4. Il résulte de ce qui précède que, sans qu'il soit besoin de se prononcer sur les autres moyens de la requête, M. A... est fondé à soutenir que c'est à tort que, par le jugement attaqué, le tribunal administratif de Paris a rejeté sa demande tendant à l'annulation de l'arrêté du 26 juillet 2022 par lequel le préfet de police de Paris l'a obligé à quitter le territoire français sans délai et a fixé le pays de destination d'une mesure d'éloignement.
Sur les conclusions à fin d'injonction :
5. Le présent arrêt, qui annule l'arrêté du préfet de police de Paris faisant obligation de quitter le territoire français sans délai à M. A..., implique qu'il soit enjoint au préfet de police de Paris ou à tout préfet territorialement compétent de réexaminer la situation de M. A... et de lui délivrer, dans l'attente, une autorisation provisoire de séjour.
Sur les frais d'instance :
6. Il y a lieu, dans les circonstances de l'espèce, de mettre à la charge de l'Etat le versement de la somme demandée de 1 000 euros à M. A... au titre des dispositions de l'article L. 761-1 du code de justice administrative.
D É C I D E :
Article 1er : Le jugement du 19 septembre 2023 du tribunal administratif de Paris et l'arrêté du 26 juillet 2022 du préfet de police de Paris portant obligation de quitter le territoire sans délai sont annulés.
Article 2 : Il est enjoint au préfet de police de Paris ou à tout préfet territorialement compétent de réexaminer la situation de M. A... et de lui délivrer une autorisation provisoire de séjour dans l'attente.
Article 3 : L'Etat versera à M. A... la somme de 1 000 euros au titre de l'article L. 761-1 du code de justice administrative.
Article 4 : Le présent arrêt sera notifié à M. B... A..., au ministre de l'intérieur et des outre-mer et au préfet de police de Paris.
Copie en sera adressée au procureur de la République près le tribunal judiciaire de Paris.

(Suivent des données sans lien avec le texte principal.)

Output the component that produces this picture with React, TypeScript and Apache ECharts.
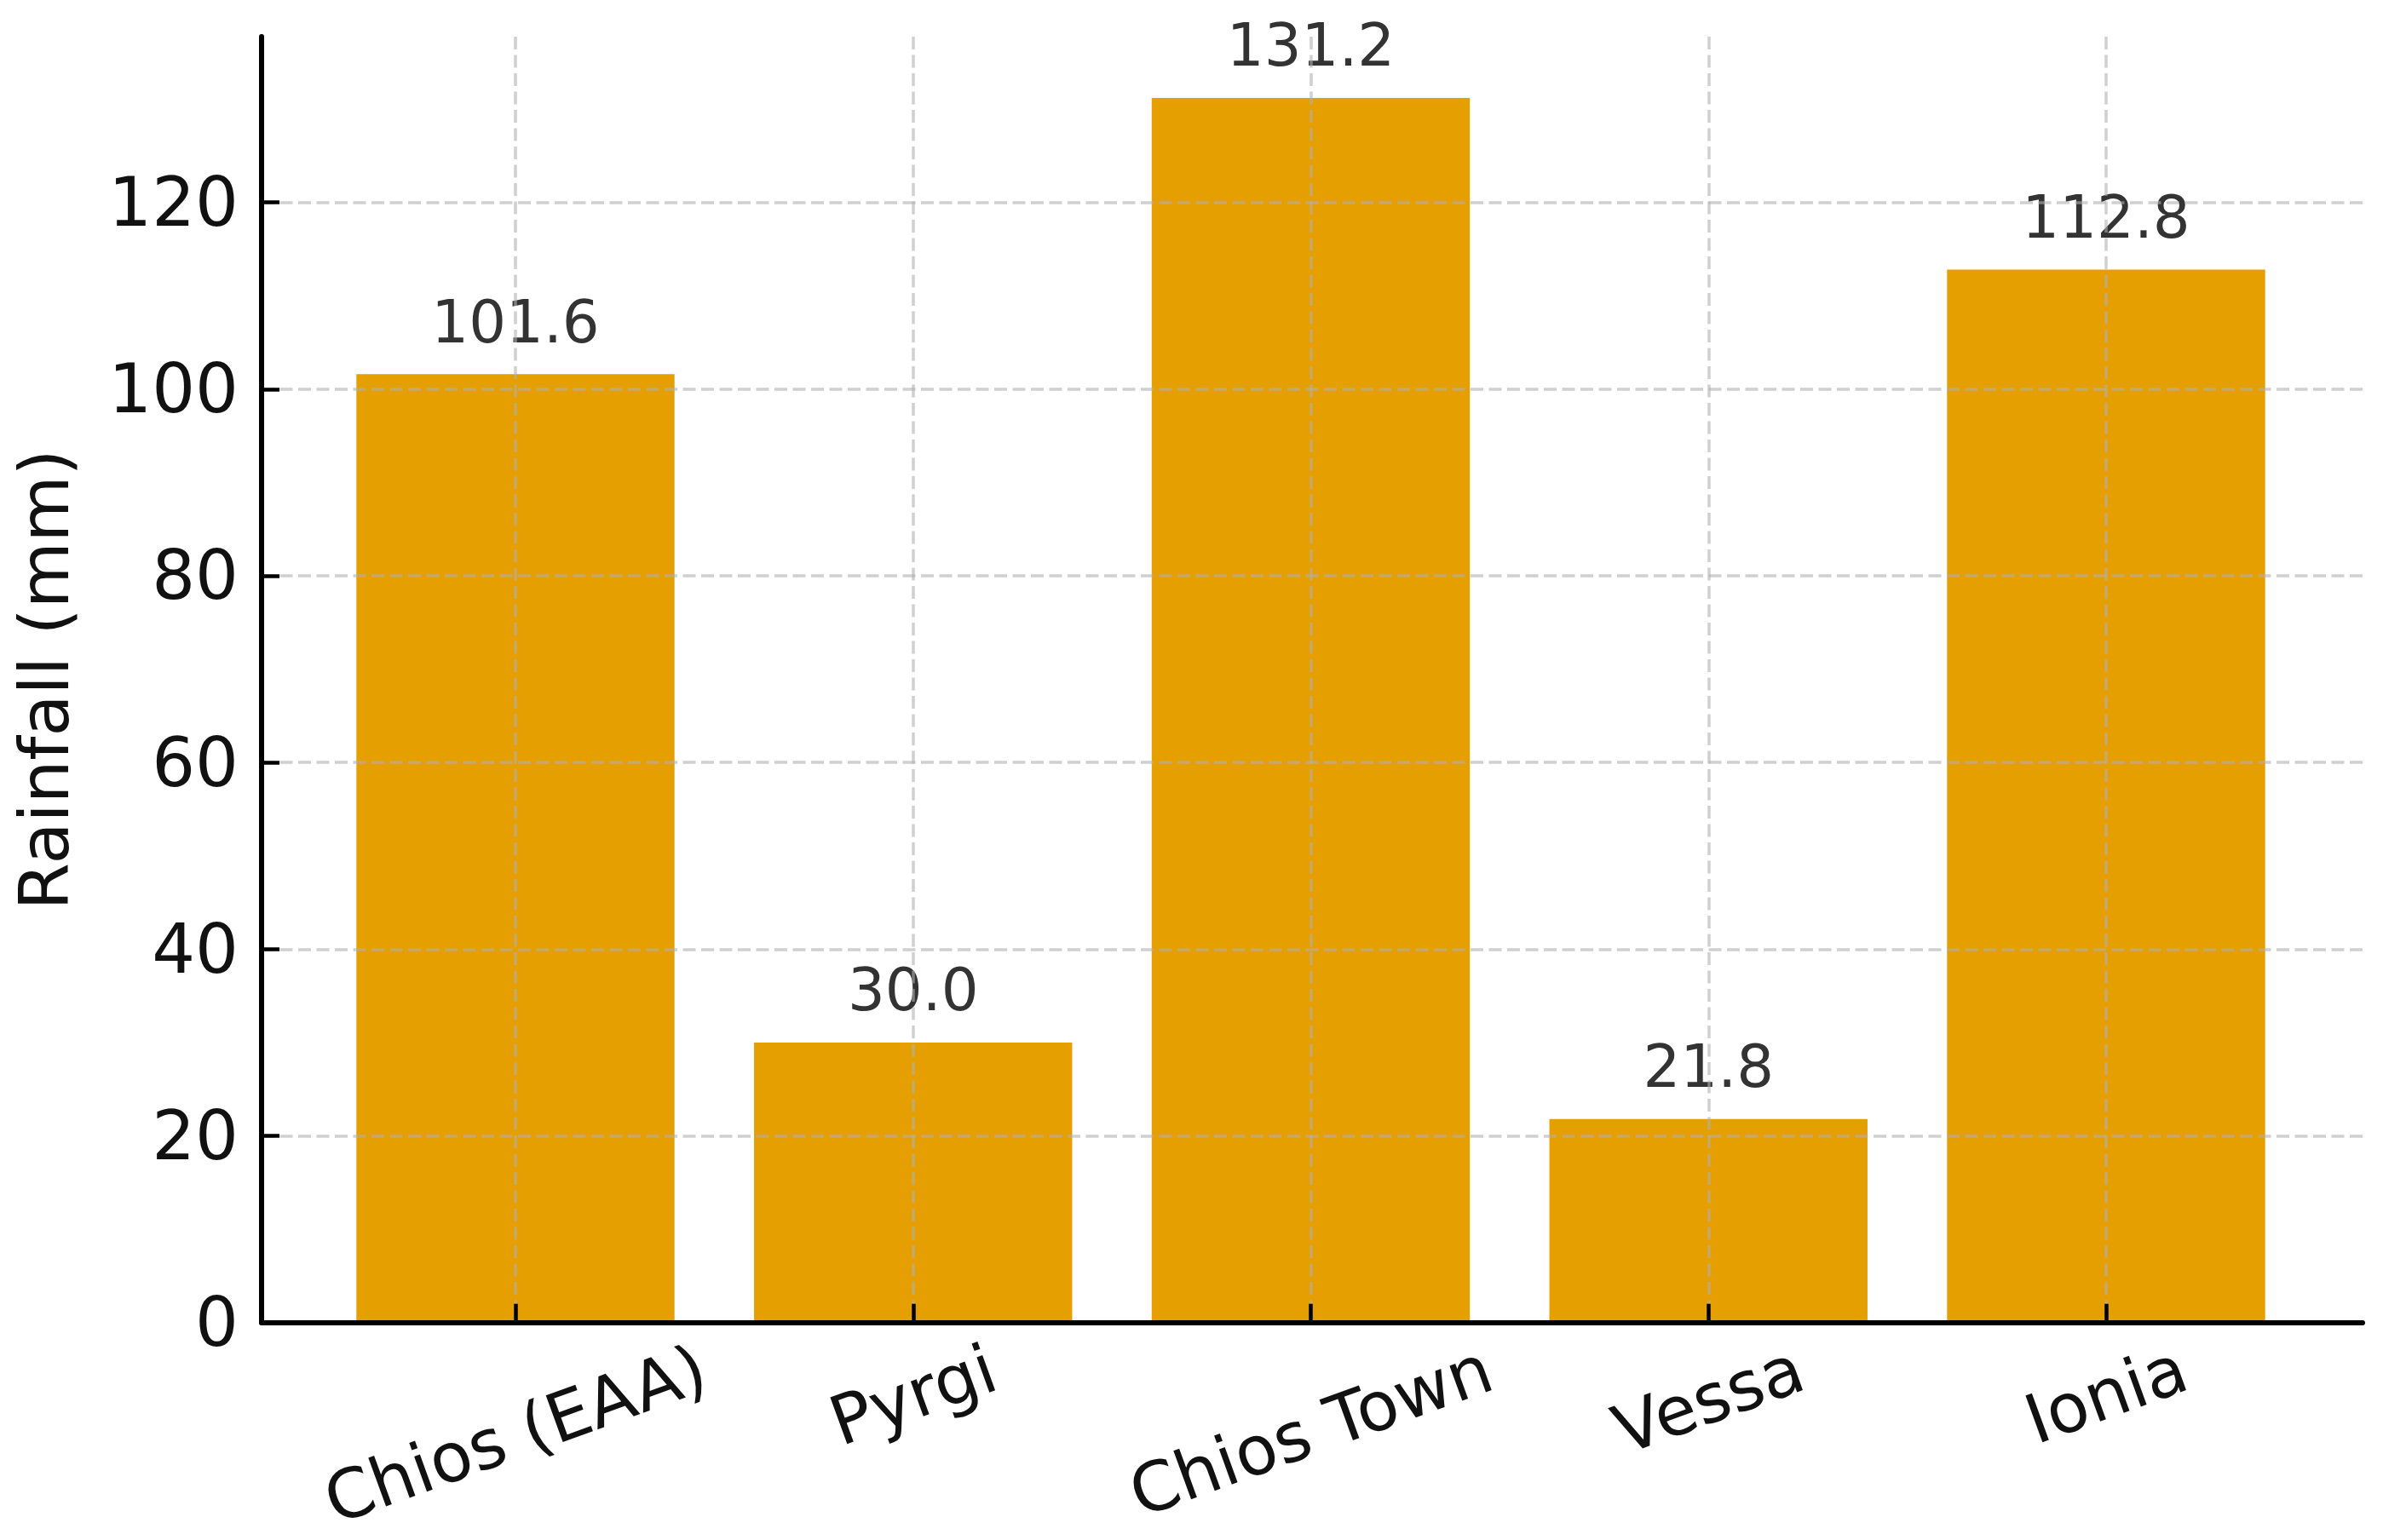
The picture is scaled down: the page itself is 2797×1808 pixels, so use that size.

Délibéré après l'audience du 10 juin 2024, à laquelle siégeaient :
- Mme Menasseyre, présidente,
- Mme Vrignon-Villalba, présidente assesseure,
- Mme Collet, première conseillère.
Rendu public par mise à disposition au greffe le 4 juillet 2024.
La rapporteure,
A. Collet La présidente,
A. Menasseyre
La greffière,
N. Couty
La République mande et ordonne au ministre de l'intérieur et des outre-mer en ce qui le concerne ou à tous commissaires de justice à ce requis en ce qui concerne les voies de droit commun contre les parties privées, de pourvoir à l'exécution de la présente décision.